TLDR:
How does training LLMs with long chain-of-thought (CoT) (like distillation from DeepSeek-R1) impacts their general long-context capabilities?
To investigate this question, we evaluate a series of reasoning models on the LongProc benchmark. Our results reveal some interesting findings:
- Reasoning models outperform their instruction-tuned counterparts, suggesting benefits of long CoT training for long-form generation. However, there still remains substantial room for further improvements.
- Instruction-tuned models, when prompted with detailed procedures showcasing branching and backtracking capabilities, can sometimes match the performance of reasoning models. Reasoning models also perform better when prompted with procedures.
The recent emergence of large reasoning models has dramatically extended the length of CoT that LLMs can generate. Today’s models like OpenAI-o1/o and DeepSeek-R1 can sustain thinking for up to 32K tokens when tackling complex reasoning problems. This capability closely aligns with the skills tested in our recent benchmark, LongProc.
Here’s a brief introduction to LongProc (Long Procedural Generation). LongProc is a benchmark specifically designed to test both the integration of highly dispersed information and long-form generation capabilities. It consists of six diverse procedural generation tasks, such as extracting structured information from HTML pages into TSV format and executing complex search procedures to create detailed travel plans.
In this blog post, we investigate the connection between training on long CoT reasoning and LLMs’ broader long-context capabilities. We evaluate three reasoning models distilled from DeepSeek-R1 (R1-Distill-Llama-8B, R1-Distill-Qwen-32B, R1-Distill-Llama-70B), and compare these reasoning-focused models against their instruction-tuned counterparts (Llama-3.1-8B, Qwen2.5-32B, Llama-3.3-70B). Each task in LongProc comes in three difficulty levels with maximum output requirements of 500, 2K, and 8K tokens. While LongProc primarily focuses on test long-form generation, some tasks such as HTML to TSV also exhibit long input text (over 32K tokens).

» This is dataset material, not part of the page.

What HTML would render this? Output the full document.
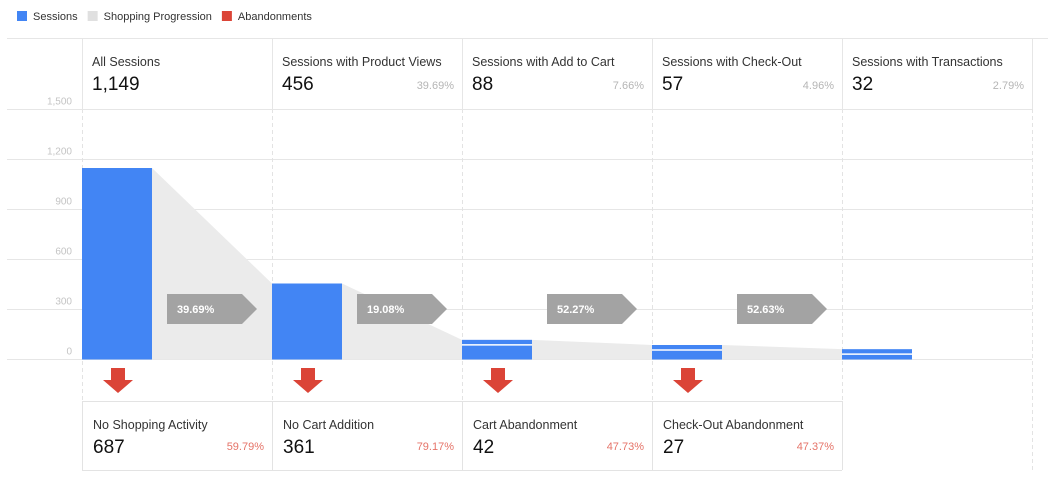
<!DOCTYPE html>
<html><head><meta charset="utf-8"><style>
body{margin:0;background:#fff;font-family:"Liberation Sans",Arial,sans-serif;}
svg{display:block}
</style></head><body>
<svg id="c" width="1048" height="484" viewBox="0 0 1048 484"></svg>
<script>
const steps=["All Sessions","Sessions with Product Views","Sessions with Add to Cart","Sessions with Check-Out","Sessions with Transactions"];
const sessions=[1149,456,88,57,32];
const stepPct=["","39.69%","7.66%","4.96%","2.79%"];
const progressPct=["39.69%","19.08%","52.27%","52.63%"];
const abandonNames=["No Shopping Activity","No Cart Addition","Cart Abandonment","Check-Out Abandonment"];
const abandonVals=[687,361,42,27];
const abandonPct=["59.79%","79.17%","47.73%","47.37%"];
const yTicks=[0,300,600,900,1200,1500];
const NS="http://www.w3.org/2000/svg";
const svg=document.getElementById('c');
function el(t,a,p){const e=document.createElementNS(NS,t);for(const k in a)e.setAttribute(k,a[k]);(p||svg).appendChild(e);return e;}
function tx(x,y,s,size,fill,anchor,weight){const e=el('text',{x:x,y:y,'font-size':size,fill:fill,'text-anchor':anchor||'start','font-weight':weight||'normal'});e.textContent=s;return e;}
const y0=359.5,ppu=200/1200;
const Y=v=>y0-v*ppu;
const colX=i=>82+i*190;
// legend
const leg=[["Sessions","#4285f4"],["Shopping Progression","#e0e0e0"],["Abandonments","#db4437"]];
let lx=17;
leg.forEach(l=>{const g=el('g',{});
el('rect',{x:lx,y:11,width:10,height:10,fill:l[1]},g);const t=tx(lx+16,20,l[0],11,'#333');g.appendChild(t);lx+=16+t.getComputedTextLength()+10;});
// frame lines
el('line',{x1:7,x2:1048,y1:38.5,y2:38.5,stroke:'#e6e6e6'});
// gridlines
yTicks.forEach(v=>{const g=el('g',{});
el('line',{x1:7,x2:1032,y1:Y(v),y2:Y(v),stroke:'#e6e6e6'},g);
const t=tx(72,Y(v)-5,v.toLocaleString('en-US'),10,'#c4c4c4','end');g.appendChild(t);});
// column separators
for(let i=0;i<=5;i++){const x=colX(i)+0.5;
 el('line',{x1:x,x2:x,y1:38,y2:109,stroke:'#e6e6e6'});
 el('line',{x1:x,x2:x,y1:109,y2:470,stroke:'#e3e3e3','stroke-dasharray':'4,3'});}
// bar tops
const tops=sessions.map(v=>{const h=v*ppu;return h<20?Y(v)-5:Y(v);});
// progression polygons
for(let i=0;i<sessions.length-1;i++){
 const p=el('polygon',{points:`${colX(i)+70},${tops[i]} ${colX(i+1)},${tops[i+1]} ${colX(i+1)},${y0} ${colX(i)+70},${y0}`,fill:'#ebebeb'});
 }
// bars
sessions.forEach((v,i)=>{const x=colX(i);const g=el('g',{});
 el('rect',{x:x,y:tops[i],width:70,height:y0-tops[i],fill:'#4285f4'},g);
 if(tops[i]<Y(v)) el('line',{x1:x,x2:x+70,y1:Y(v),y2:Y(v),stroke:'#fff','stroke-width':1.5},g);});
// progression arrows
progressPct.forEach((p,i)=>{const x=colX(i)+85;const g=el('g',{});
 el('polygon',{points:`${x},294 ${x+75},294 ${x+90},309 ${x+75},324 ${x},324`,fill:'#a3a3a3'},g);
 g.appendChild(tx(x+10,313,p,11,'#fff','start','bold'));});
// step headers
steps.forEach((s,i)=>{const x=colX(i)+10;const g=el('g',{});
 g.appendChild(tx(x,66,s,12.5,'#333'));
 g.appendChild(tx(x,90,sessions[i].toLocaleString('en-US'),19,'#111'));
 if(stepPct[i])g.appendChild(tx(colX(i)+182,89,stepPct[i],11,'#b5b5b5','end'));});
el('line',{x1:82,x2:1032,y1:109.5,y2:109.5,stroke:'#e6e6e6'});
// abandonments
el('line',{x1:82,x2:842,y1:401.5,y2:401.5,stroke:'#e3e3e3'});
el('line',{x1:82,x2:842,y1:470.5,y2:470.5,stroke:'#e3e3e3'});
abandonNames.forEach((n,i)=>{const x=colX(i);
 const a=el('polygon',{points:`${x+29},368 ${x+43},368 ${x+43},380 ${x+51},380 ${x+36},393 ${x+21},380 ${x+29},380`,fill:'#db4437'});
 
 el('line',{x1:x+0.5,x2:x+0.5,y1:401,y2:470,stroke:'#e3e3e3'});
 const g=el('g',{});
 g.appendChild(tx(x+11,429,n,12.5,'#333'));
 g.appendChild(tx(x+11,453,abandonVals[i].toLocaleString('en-US'),19,'#111'));
 g.appendChild(tx(x+182,450,abandonPct[i],11,'#e57368','end'));});
el('line',{x1:842.5,x2:842.5,y1:401,y2:470,stroke:'#e3e3e3'});
</script>
</body></html>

For instruction-tuned models, we set the maximum number of output tokens accordingly; for reasoning models, we allow generation of up to 16K tokens, accommodating the additional “thinking” tokens these models utilize during processing.
The table above shows the average performance across tasks at different output lengths. The results suggest that long CoT training consistently improves long-form generation performance. For example, R1-Distill-Llama-3-70B improves upon Llama-3.3-70B-Instruct by an average of around 9.0 points at the 8K token level. However, there remains substantial room for improvement, as these models still struggle with the most demanding 8K-level tasks.
Which tasks benefit most from long CoT training? When we examine performance across individual tasks, the most substantial improvements are observed in Path Traversal, with R1-Qwen-32B also showing gains in HTML to TSV compared to Qwen-32B-Inst. Interestingly, these tasks are generally considered less reasoning-intensive, with their difficulty mainly lying in identifying relevant information amid similar contexts. For the three reasoning-focused tasks (bottom row), reasoning models substantially outperform their instruction-tuned counterparts in ToM Tracking and Travel Planning (8K). However, reasoning models show some performance degradation on Countdown (8K) and Travel Planning (2K). This occurs because they cannot generate final solutions within the 16K output token budget (see Appendix A.2 of the paper for details).
In LongProc, we prompt models with systematic solving procedures to elicit the branching and backtracking capabilities of instruct models (see the figure below for an example). Recent research also suggests reasoning models can acquire these capabilities through reinforcement learning or distillation. Below, we compare model performance on two tasks requiring systematic search procedures when prompted using two methods: 1) ICL (in-context learning) that provides input and output pairs (where output examples also help specify the formats) 2) ICL with Procedure that provides systematic solving procedure.
Interestingly, instruction-tuned models prompted with procedure sometimes match the performance of reasoning models (when those reasoning models are not provided with the same procedural prompting). This suggests that instruction-tuned models already possess many of the branching and backtracking capabilities we associate with specialized reasoning models: they simply need the right prompting to activate these abilities.
Furthermore, reasoning models also benefit significantly from procedural CoT prompting, which pushes their performance even higher on the challenging 8K token tasks. This indicates that explicit procedural guidance complements the implicit reasoning patterns these models have learned during training.
In this blog post, we’ve examined how reasoning training enhances models’ braoder long-context capabilities, particularly the long-form generation challenges in LongProc. Additionally, we’ve demonstrated that prompting with procedures is effective not just for instruction-tuned models but also for specialized reasoning models. Our findings point to new exciting research opportunities. Future research could explore how to better leverage this synergy: perhaps by creating synthetic tasks like LongProc to further tune reasoning models, or training reasoning models to discover systematic solving procedures autonomously.